As an artist in Greece you can't start as a freelancer being totally legal in terms of software. Our jobs here are low paid (because of the crisis) in comparison to the USA or to other European countries. The prices of the programs you need as a freelancer are not fair for our circumstances. So in my opinion open source is the only answer to be legal and competitive.

At this point I want to express my respect for the people who share their knowledge and work for a greater good, that way giving an opportunity to anyone who needs it.

Have you worked for any FOSS project or contributed in some way?

No, but it will be one of my main goals from now on.

How did you find out about Krita?

I admire David Revoy's and Ramon Miranda's work so I was curious when I saw both of them using Krita. So I started an online search.

What was your first impression?

As a professional illustrator I've worked almost with every application available on the market. Every application has its own special tools and most of the time I was jumping from one application to another. Krita was like using at least four of my favourite applications in one. Everything was in the right place. Very intuitive workflow. So my main feeling was like: "wow, these guys must be artists, they know what I want." After a short time I formatted my Windows laptop and I installed Linux Mint just to focus on Krita.

What do you love about Krita?

Krita has all you need to start and finish your artwork in one program. The brush engine is superb! The stabilizer is incredible! I'm in love with the pop up menu! The transform tool is unique! The "E" button is so handy ! The symmetry and multi brush tool is a must have!

So I could make a list of at least a hundred things that I really like. But the most important is that I enjoy using it. And this alone makes me more productive by using Krita.

What do you think needs improvement in Krita? Also, anything that you really hate?

There is nothing I hate. Of course some tools could go further and I'm 100% sure that Krita's development team will go beyond any expectations with this program in the future. Yes, the popup menu could do more things like layer, move and transform tasks. Maybe they could implement different menus like Maya's pie menu, that way you could stay longer in fullscreen mode. Maybe it would be useful to have an option to remember the last tool settings and who knows what else. But even now it has everything you need.

So no hate, just love!!!

In your opinion, what sets Krita apart from the other tools that you use?

When I work digitally I hate to deal with the program. Some applications are like they are made to get in your way. And even if you know all shortcuts, most of the time you can't really focus on the creative part of your job.

Krita is different. After a short while using it you can focus on your art. The application becomes second nature.

And to come back to the community: I think Krita has one of the best communities out there. It is amazing what these guys share (libraries of brushes and patterns, templates, amazing tutorials, their work...) They make a perfect program even better!

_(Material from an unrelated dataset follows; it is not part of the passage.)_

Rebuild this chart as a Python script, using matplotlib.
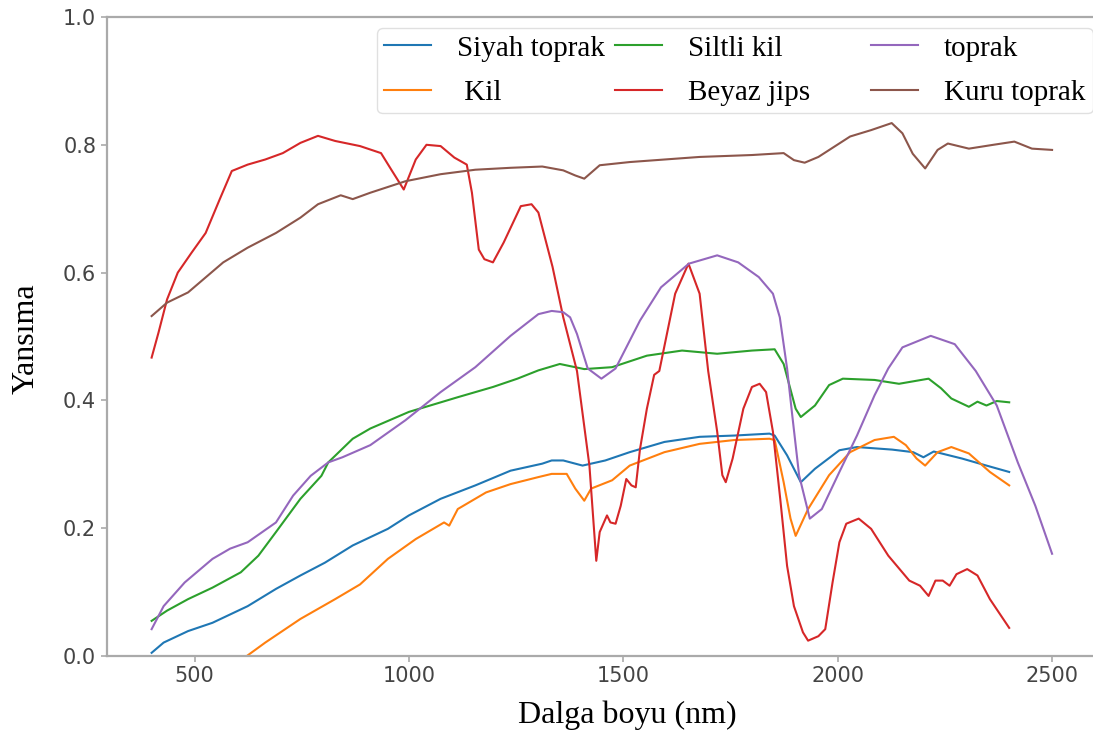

If you had to pick one favourite of all your work done in Krita so far, what would it be?

It is one of my first drawings in Krita. I was amazed with the symmetry tool and the brushes I downloaded from the community. So every time I see this drawing it calls this feeling to mind.

What is it that you like about it? What brushes did you use in it?

I enjoyed the creation process. If I had to explain the feeling, it would be like, someone asks you to take his Ferrari for a ride! Yesss!

About the brushes, I made this piece right after I downloaded a dozen brush libraries from the community. So as you see I used them almost all! He, he!

Would you like to share it with our site visitors?

Of course, it would be my pleasure!

Anything else you'd like to share?

I'm relatively new to Krita, and anything I use right now is other people's brushes, patterns, templates... I was so happy finding all the free goodies from the community so I will try to do the same. I promise!